The addiction-related to the effect of released dopamine has been studied. In these studies, millions of euros are spent by social networks to find out what people find most attractive and how they can improve the application for the most abundant use of the platform.
Dopamine is the same chemical that makes people feel good when they smoke when they drink, and when they gamble.
This accessible substance leads to an escape from real life, which makes people take refuge in social networks when they are in situations of sadness and stress. Because of this, people do not have the proper mechanisms to deal with bad things as best as possible. So in a situation when a problem occurs or when stress starts to show up in their lives, they do not seek help from a person but from their mobile phones and the “fake life” they live.
Allied to this and quite worrying are the problem of invasion of privacy and the sale of data, which turns out to be linked to the use of social networks. In some cases, the data that is removed occurs with the users ‘consent’, as they end up not reading the terms and conditions associated with the use of certain social media.

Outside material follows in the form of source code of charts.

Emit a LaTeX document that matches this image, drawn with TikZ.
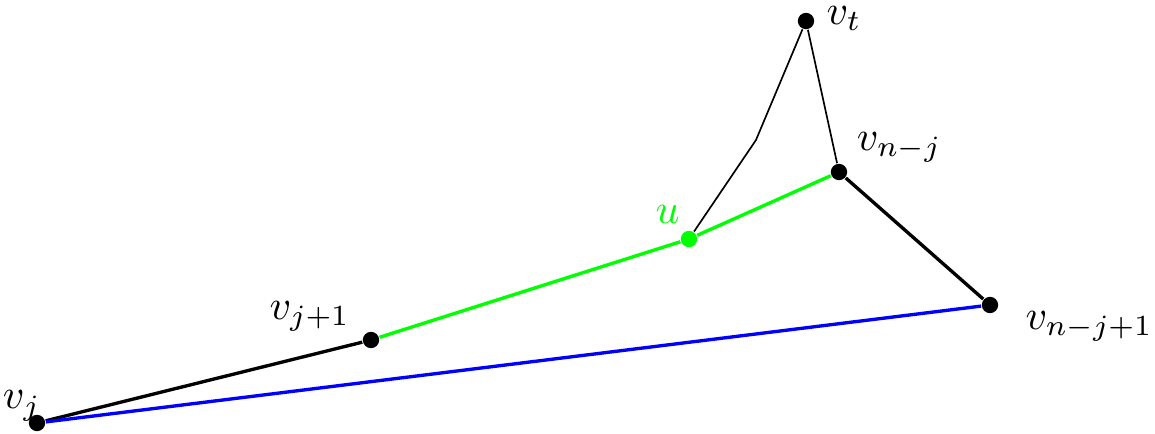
\documentclass[tikz,border=0pt]{standalone}
\usepackage{amsmath}
\usetikzlibrary{positioning}

\begin{document}
\begin{tikzpicture}[x=0.84cm, y=-0.84cm]
\tikzstyle{dot}=[%
circle, fill, inner sep=0pt,
minimum size=3.9pt
]
\tikzstyle{lbl}=[inner sep=0pt]
   \useasboundingbox (0,0) rectangle (11.55,4.34);
   \node[dot] (vj) at (0.37,4.23) {};
   \node[dot] (vj1) at (3.71,3.40) {};
   \node[dot, green] (u) at (6.89,2.39) {};
   \node[dot] (vnj) at (8.39,1.72) {};
   \node[dot] (vnj1) at (9.90,3.05) {};
   \node[dot] (vt) at (8.06,0.21) {};
   \coordinate (bend) at (7.56,1.40);
   % labels
   \node[lbl, above left=2.6pt and 2.1pt of vj, anchor=center] (lvj) {$v_j$};
   \node[lbl, above left=4.1pt and 13.1pt of vj1, anchor=center] (lvj1) {$v_{j+1}$};
   \node[lbl, above left=4.3pt and 3.6pt of u, anchor=center, text=green] (lu) {$u$};
   \node[lbl, above right=4.3pt and 12.9pt of vnj, anchor=center] (lvnj) {$v_{n-j}$};
   \node[lbl, below right=3.6pt and 22.2pt of vnj1, anchor=center] (lvnj1) {$v_{n-j+1}$};
   \node[lbl, above right=-1pt and 7.6pt of vt, anchor=center] (lvt) {$v_t$};
   % edges
   \draw[thin] (u) -- (bend) -- (vt) -- (vnj);
   \draw[thick] (vj) -- (vj1);
   \draw[thick] (vnj) -- (vnj1);
   \draw[thick, green] (vj1) -- (u) -- (vnj);
   \draw[thick, blue] (vnj1) -- (vj);
\end{tikzpicture}
\end{document}
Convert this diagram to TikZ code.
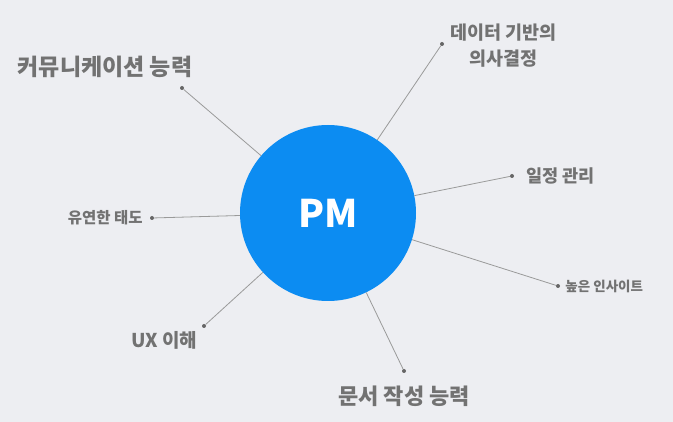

The world began to wake up to everything that might be going on behind social networks when the Cambridge Analytic scandal occurred.
One of the main problems of exposing our life on social networks is when this information gets into the wrong hands.
And that has happened, in 2014, when 87 million Facebook users saw their information gathered by Cambridge Analytica, a data analytics company. The data was used to influence voter opinion in many countries to help politicians influence the election results.
This is the world we live in, and it is up to us to have the necessary tools to do the right thing, never forgetting that the security and privacy of each one is a treasure that is getting closer and closer to being looted.